Because humidity changes so much, measuring aerosol optical properties accurately means you need to control or correct for RH.
Impacts of Aerosols and Clouds on Climate and Air Quality
Aerosols and clouds play a big role in moving sunlight and heat through the atmosphere. They affect Earth’s energy balance, shape weather, and influence the air we breathe. What they do depends on particle type, size, and how they interact with radiation and clouds.
Aerosol Radiative Forcing and Climate Phenomena
Aerosol radiative forcing is about how particles change the balance between sunlight coming in and heat going out. Some aerosols, like sulfates, scatter sunlight and cool the surface. Others, like black carbon, absorb heat and warm the air around them.
These effects can shift big climate patterns. Absorbing aerosols, for instance, might move rainfall by changing how air circulates. Scattering aerosols can cool regions and even delay monsoon seasons.
Aerosols also interact with clouds. They serve as cloud condensation nuclei (CCN), changing droplet size and cloud brightness. This link ties aerosols directly to precipitation and storm development, which makes them a tricky part of climate models.
Cooling Effect and Energy Balance
A lot of aerosols cool things down by reflecting sunlight back to space. That means less solar energy gets absorbed at Earth’s surface. Some estimates say aerosols offset a noticeable chunk of greenhouse gas warming, though it depends on where you look.
The energy balance comes from both direct and indirect effects. Directly, aerosols scatter and absorb radiation. Indirectly, they change clouds—making them brighter or longer-lasting, so they reflect even more sunlight. People usually call these the cloud albedo and cloud lifetime effects.
But this cooling doesn’t last. Aerosols only stick around for days or weeks, while carbon dioxide hangs out for centuries. As emissions drop in some places, the cooling mask from aerosols is fading, letting more greenhouse warming show through.
Influence on Air Quality
Aerosols don’t just mess with the climate, they also have a big impact on air quality.

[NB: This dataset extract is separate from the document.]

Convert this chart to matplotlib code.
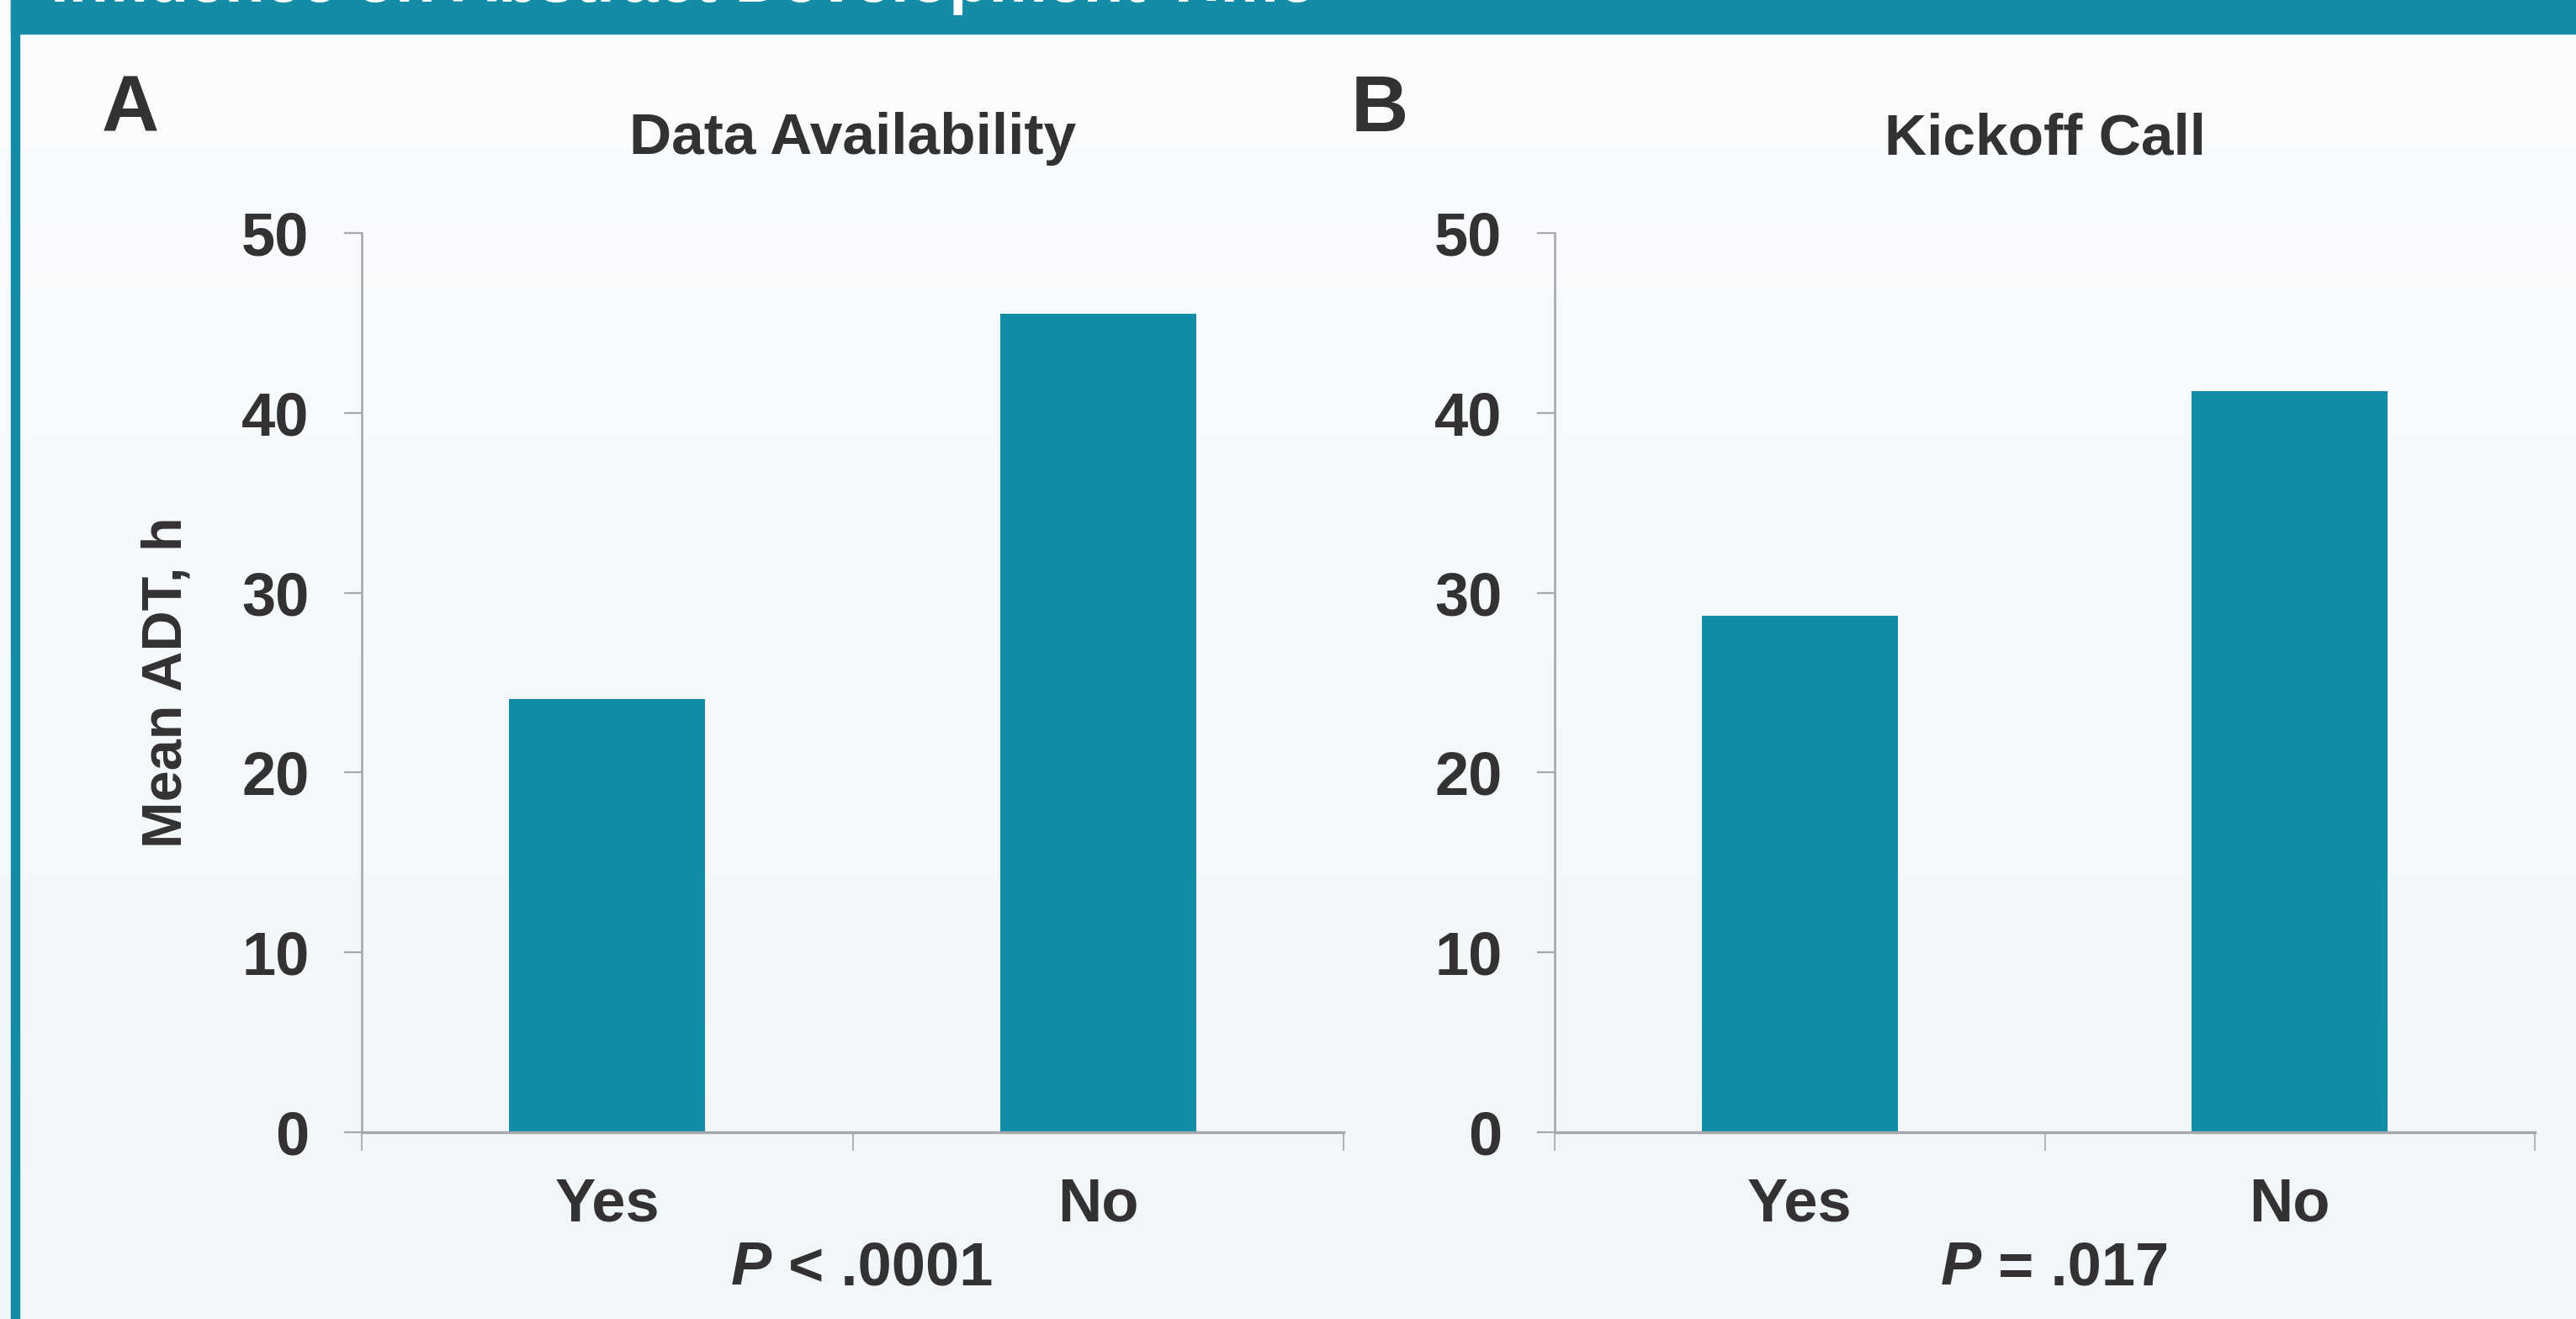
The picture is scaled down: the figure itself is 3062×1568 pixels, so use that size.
import numpy as np
import matplotlib
matplotlib.use('Agg')
import matplotlib.pyplot as plt
from matplotlib.patches import Rectangle

# data
categories = ['Yes', 'No']
panel_titles = ['Data Availability', 'Kickoff Call']
panel_letters = ['A', 'B']
mean_adt = [[24.1, 45.5], [28.7, 41.2]]
p_values = ['< .0001', '= .017']
yticks = [0, 10, 20, 30, 40, 50]

W, H = 3062, 1568
teal = '#138da6'
txt = '#333132'
gray = '#a6a8ab'

plt.rcParams['font.family'] = ['Liberation Sans', 'DejaVu Sans']
plt.rcParams['font.weight'] = 'bold'

fig = plt.figure(figsize=(W / 100, H / 100), dpi=100)

# background gradient
bg = fig.add_axes([0, 0, 1, 1], zorder=-10)
grad = np.linspace(0, 1, 256).reshape(-1, 1)
top = np.array([0xfa, 0xfc, 0xfe]) / 255
bot = np.array([0xf1, 0xf6, 0xf9]) / 255
img = top + (bot - top) * grad[:, :, None]
bg.imshow(img, aspect='auto', extent=[0, 1, 0, 1])
bg.set_xlim(0, 1)
bg.set_ylim(0, 1)
bg.axis('off')

def px(x, y):
    return x / W, 1 - y / H

# header band and left border
fig.patches.append(Rectangle((13 / W, 1 - 40 / H), 1, 40 / H, transform=fig.transFigure,
                             color='#148ca5', zorder=0))
fig.patches.append(Rectangle((13 / W, 0), 10 / W, 1, transform=fig.transFigure,
                             color='#148ca5', zorder=0))
fig.text(*px(60, 2), 'Influence on Abstract Development Time', color='white',
         fontsize=56, fontweight='bold', ha='left', va='baseline')

lefts = [430, 1848]
rights = [1597, 3013]
ax_top, ax_bot = 277, 1346
letter_x = [121, 1606]
p_x = [869, 2307]

for k in range(2):
    ax = fig.add_axes([lefts[k] / W, 1 - ax_bot / H, (rights[k] - lefts[k]) / W,
                       (ax_bot - ax_top) / H])
    ax.patch.set_alpha(0)
    ax.bar([0, 1], mean_adt[k], width=0.4, color=teal, zorder=2)
    ax.set_xlim(-0.5, 1.5)
    ax.set_ylim(0, 50)
    for s in ['top', 'right']:
        ax.spines[s].set_visible(False)
    ax.spines['left'].set_color(gray)
    ax.spines['left'].set_linewidth(1.9)
    ax.spines['bottom'].set_color(gray)
    ax.spines['bottom'].set_linewidth(2.4)
    ax.spines['bottom'].set_zorder(3)
    ax.set_yticks(yticks)
    ax.set_yticklabels([str(v) for v in yticks])
    ax.tick_params(axis='y', length=15, width=1.6, color=gray, pad=30,
                   labelsize=52, labelcolor=txt)
    ax.set_xticks([0, 1])
    ax.set_xticklabels(categories)
    ax.set_xticks([-0.5, 0.5, 1.5], minor=True)
    ax.tick_params(axis='x', which='major', length=0, pad=38, labelsize=52, labelcolor=txt)
    ax.tick_params(axis='x', which='minor', length=16, width=1.2, color=gray)
    for lab in ax.get_xticklabels() + ax.get_yticklabels():
        lab.set_fontweight('bold')

    cx = (lefts[k] + rights[k]) / 2
    fig.text(*px(cx, 183), panel_titles[k], color=txt, fontsize=50, fontweight='bold',
             ha='center', va='baseline')
    fig.text(*px(letter_x[k], 156), panel_letters[k], color=txt, fontsize=68,
             fontweight='bold', ha='left', va='baseline')
    tp = fig.text(*px(p_x[k], 1527), 'P', color=txt, fontsize=52, fontweight='bold',
                  fontstyle='italic', ha='left', va='baseline')
    fig.text(*px(p_x[k], 1527), '', fontsize=1)
    plt.annotate(' ' + p_values[k], xy=(1, 0), xycoords=tp, xytext=(0, 0),
                 textcoords='offset points', color=txt, fontsize=52, fontweight='bold',
                 ha='left', va='bottom', annotation_clip=False)

fig.text(*px(199, (ax_top + ax_bot) / 2), 'Mean ADT, h', color=txt, fontsize=48,
         fontweight='bold', rotation=90, ha='center', va='center')

fig.savefig('out.png', dpi=100)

Fine particles like PM2.5 can get deep into your lungs and raise your risk of respiratory and heart problems.
Cities packed with soot, dust, or industrial emissions usually see the worst health effects. It’s honestly a bit worrying how much these tiny particles can do.
Weather plays a big role in how much exposure people get. Humidity makes particles swell up, which leads to more haze and even less visibility.
When a temperature inversion happens, it traps pollutants close to the ground, so smog builds up fast.
Air quality monitoring teams use aerosol optical depth (AOD) to keep tabs on particle levels. If you see a high AOD, you can bet visibility isn’t great and the air probably isn’t healthy to breathe.
Cutting emissions from things like cars, factories, and burning biomass still stands as the main way to protect both our health and the atmosphere.